## Stated goal
Show all lines from the data that include the word "this".

## Source data
● ● ● ● ●

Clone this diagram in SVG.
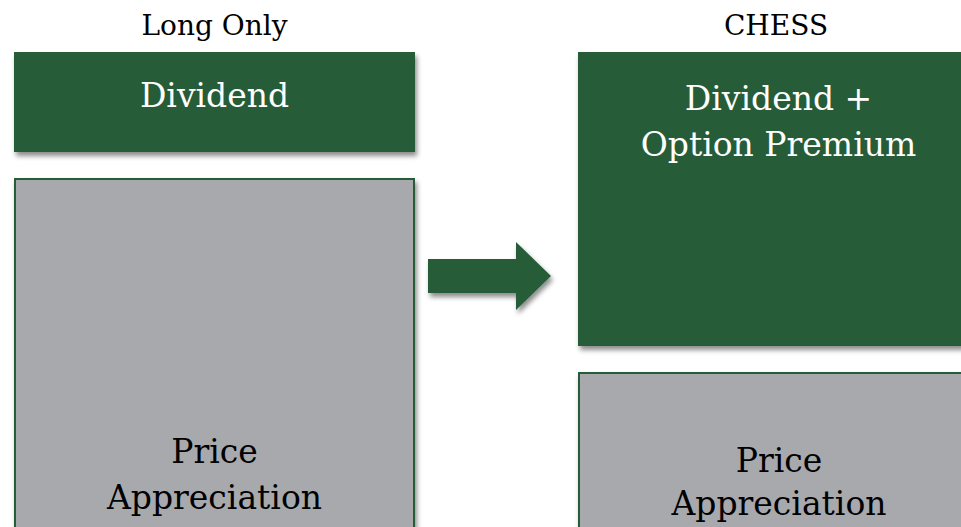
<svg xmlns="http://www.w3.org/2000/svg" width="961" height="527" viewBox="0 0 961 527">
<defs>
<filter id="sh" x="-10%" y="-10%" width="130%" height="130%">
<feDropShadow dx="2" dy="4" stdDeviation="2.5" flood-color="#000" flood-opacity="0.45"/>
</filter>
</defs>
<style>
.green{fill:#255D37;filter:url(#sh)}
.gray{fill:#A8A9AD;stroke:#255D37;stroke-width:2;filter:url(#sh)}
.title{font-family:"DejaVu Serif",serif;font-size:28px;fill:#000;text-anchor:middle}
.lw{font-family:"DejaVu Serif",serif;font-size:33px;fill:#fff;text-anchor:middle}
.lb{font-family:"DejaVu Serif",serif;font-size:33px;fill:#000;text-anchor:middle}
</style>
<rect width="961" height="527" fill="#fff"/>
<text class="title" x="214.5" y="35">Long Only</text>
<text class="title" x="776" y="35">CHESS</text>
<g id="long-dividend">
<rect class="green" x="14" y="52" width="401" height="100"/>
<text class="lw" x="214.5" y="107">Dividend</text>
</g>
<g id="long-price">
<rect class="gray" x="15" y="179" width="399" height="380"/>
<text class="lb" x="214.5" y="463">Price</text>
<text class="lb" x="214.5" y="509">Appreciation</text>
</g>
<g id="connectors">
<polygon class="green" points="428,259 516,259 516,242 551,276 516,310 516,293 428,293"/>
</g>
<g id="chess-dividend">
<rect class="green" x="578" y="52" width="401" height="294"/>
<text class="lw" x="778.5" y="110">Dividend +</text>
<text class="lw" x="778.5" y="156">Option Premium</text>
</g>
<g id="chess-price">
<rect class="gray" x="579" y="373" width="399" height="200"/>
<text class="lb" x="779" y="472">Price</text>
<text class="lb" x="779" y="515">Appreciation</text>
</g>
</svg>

● ● ● ● ●

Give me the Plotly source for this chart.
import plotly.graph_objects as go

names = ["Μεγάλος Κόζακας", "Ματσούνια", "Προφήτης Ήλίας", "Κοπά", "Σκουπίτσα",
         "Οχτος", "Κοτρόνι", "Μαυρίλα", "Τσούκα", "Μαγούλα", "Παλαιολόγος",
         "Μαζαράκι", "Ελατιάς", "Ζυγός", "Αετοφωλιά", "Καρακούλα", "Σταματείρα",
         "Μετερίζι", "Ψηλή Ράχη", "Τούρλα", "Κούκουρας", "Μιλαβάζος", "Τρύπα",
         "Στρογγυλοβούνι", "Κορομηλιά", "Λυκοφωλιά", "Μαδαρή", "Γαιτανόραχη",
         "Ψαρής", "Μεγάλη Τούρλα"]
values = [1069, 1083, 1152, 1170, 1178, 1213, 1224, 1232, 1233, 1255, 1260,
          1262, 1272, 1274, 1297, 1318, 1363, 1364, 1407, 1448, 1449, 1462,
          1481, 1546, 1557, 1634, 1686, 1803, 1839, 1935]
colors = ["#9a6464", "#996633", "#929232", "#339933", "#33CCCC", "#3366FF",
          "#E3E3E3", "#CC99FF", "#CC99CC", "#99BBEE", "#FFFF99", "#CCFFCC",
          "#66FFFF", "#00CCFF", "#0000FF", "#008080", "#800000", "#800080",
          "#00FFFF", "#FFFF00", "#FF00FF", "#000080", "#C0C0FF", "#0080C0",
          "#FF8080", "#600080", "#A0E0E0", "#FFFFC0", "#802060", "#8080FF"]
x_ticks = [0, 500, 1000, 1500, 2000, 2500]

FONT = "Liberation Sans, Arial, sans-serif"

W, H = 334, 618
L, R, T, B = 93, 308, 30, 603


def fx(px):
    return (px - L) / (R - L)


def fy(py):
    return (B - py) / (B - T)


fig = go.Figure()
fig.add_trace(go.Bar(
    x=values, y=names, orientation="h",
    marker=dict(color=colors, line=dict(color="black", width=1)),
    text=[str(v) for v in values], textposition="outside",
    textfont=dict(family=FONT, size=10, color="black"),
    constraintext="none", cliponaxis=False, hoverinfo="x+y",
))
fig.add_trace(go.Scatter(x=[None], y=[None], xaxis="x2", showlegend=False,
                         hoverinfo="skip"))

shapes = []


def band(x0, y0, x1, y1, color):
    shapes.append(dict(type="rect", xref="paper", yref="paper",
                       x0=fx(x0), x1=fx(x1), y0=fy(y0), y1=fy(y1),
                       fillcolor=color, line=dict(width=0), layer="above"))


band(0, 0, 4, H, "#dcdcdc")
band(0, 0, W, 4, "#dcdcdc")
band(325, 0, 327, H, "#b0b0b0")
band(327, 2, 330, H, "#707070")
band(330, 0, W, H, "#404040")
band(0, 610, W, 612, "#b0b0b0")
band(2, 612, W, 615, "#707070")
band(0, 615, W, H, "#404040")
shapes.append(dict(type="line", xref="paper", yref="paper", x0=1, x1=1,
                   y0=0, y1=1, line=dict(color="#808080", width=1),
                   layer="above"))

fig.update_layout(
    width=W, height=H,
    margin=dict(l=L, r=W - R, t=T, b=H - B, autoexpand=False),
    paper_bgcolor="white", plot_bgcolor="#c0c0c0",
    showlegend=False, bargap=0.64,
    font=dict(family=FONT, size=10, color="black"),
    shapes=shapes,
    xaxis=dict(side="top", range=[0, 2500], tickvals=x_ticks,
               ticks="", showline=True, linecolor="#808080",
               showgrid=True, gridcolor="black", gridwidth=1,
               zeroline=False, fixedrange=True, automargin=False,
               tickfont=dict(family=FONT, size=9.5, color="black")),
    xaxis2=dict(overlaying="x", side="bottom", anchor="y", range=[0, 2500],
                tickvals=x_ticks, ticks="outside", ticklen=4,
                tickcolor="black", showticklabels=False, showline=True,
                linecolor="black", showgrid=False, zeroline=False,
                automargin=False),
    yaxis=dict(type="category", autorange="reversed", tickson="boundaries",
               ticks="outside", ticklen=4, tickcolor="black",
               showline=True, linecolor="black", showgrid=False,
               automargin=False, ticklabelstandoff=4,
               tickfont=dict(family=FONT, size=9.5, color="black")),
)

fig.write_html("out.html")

● ● ● ● ●

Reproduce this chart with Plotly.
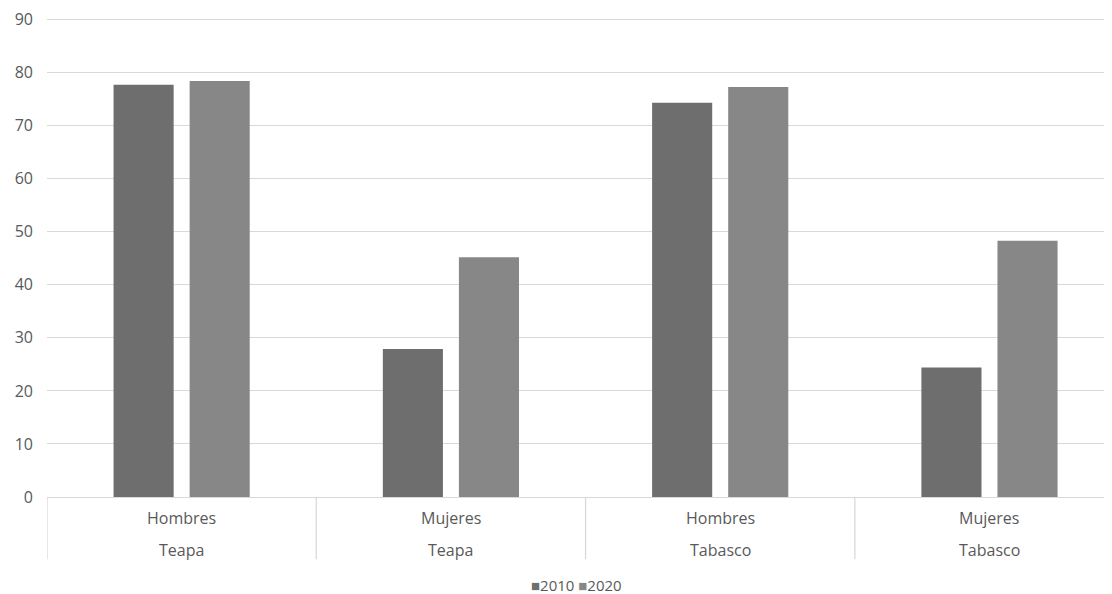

● ● ● ● ●

## Solution
Clone this diagram in SVG.
Give me the Plotly source for this chart.
Reproduce this chart with Plotly.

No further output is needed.